Attempt to implement PIP / angular weights into Corrfunc, for DESI usage.
We first focus on theory DD fallback kernel.
PIP weights require passing integer weights. We will require that these weights occupy the same number of bytes as coordinate arrays (i.e. we request int32 arrays if coordinate arrays are float32, similarly for float64), which may help with SIMD operations.
Then we can keep most of the C code as is.
We add the flag num_integer_weights to weight_struct to keep track of the number of integer bitwise weights. Other weights are considered individual weights (floating type).

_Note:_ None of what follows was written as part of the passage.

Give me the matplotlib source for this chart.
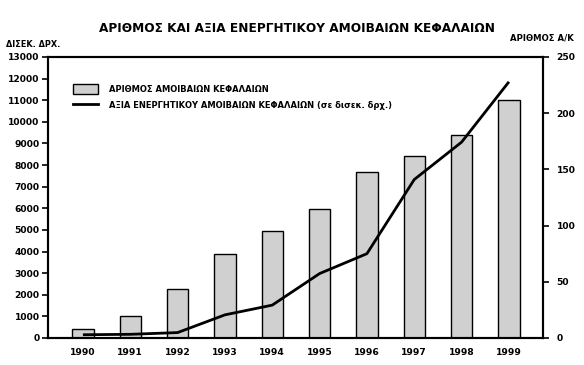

A list of weights should then be provided to the Python API.
This all goes fine with fallback kernel, but I could not find an obvious correspondence in terms of SIMD instructions, e.g. this is only provided by AVX512... Any idea @lgarrison, @manodeep?
In addition we need to apply angular weights, i.e. weights depending on the cosine angle between the two galaxies. I also drafted an implementation for those, tab_weight_struct. This requires a bit of plumbing, however. Good news is, compared to the linearbinning branch, there is no real increase of computing time for weight_type = None, pair_product (+ 5%).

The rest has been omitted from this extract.